By Jong-Kwan Park | The Korea Economic Daily | July 19, 2024
It is the third time the financially distressed insurer’s sale has been canceled amid tepid investor interest
The sale of South Korean mid-sized insurer MG Non-Life Insurance Co. has been canceled as the financially distressed insurer failed to attract any bidders on Friday.
Korea’s Dayli Partners and New York-based J.C. Flowers & Co., the private equity firms that participated in the preliminary bid in April and conducted due diligence on it, have dropped out of the deal, investment banking sources said on July 19.
It is the third time the insurer’s sale has been canceled amid tepid investor interest.
Seoul-based JC Partners, which owns a 95.5% stake in MG Non-Life Insurance, withdrew the divestment plan with no pre-bid participants in January 2023. The PE firm drew one potential bidder last October, but the bidding didn’t meet the country’s standard for a takeover by the number of bidders.

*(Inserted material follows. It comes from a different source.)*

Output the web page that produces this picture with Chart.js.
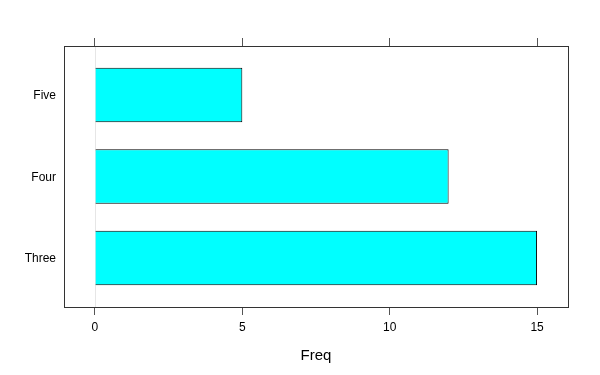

MG Non-Life Insurance has been put up for sale as the Financial Services Commission (FSC) designated the insurer as a distressed financial institution in April 2022. The deal is led by state-run Korea Deposit Insurance Corp., or KDIC.
The insurer’s K-ICS, or Korean Insurance Capital Standard for capital adequacy, was 52.1% as of the end of the first quarter. The percentage is far below the financial authorities’ recommendation of 150%.
KDIC is considering various plans after the bid failed, such as holding another bid for the insurer or liquidating the insurance company’s assets.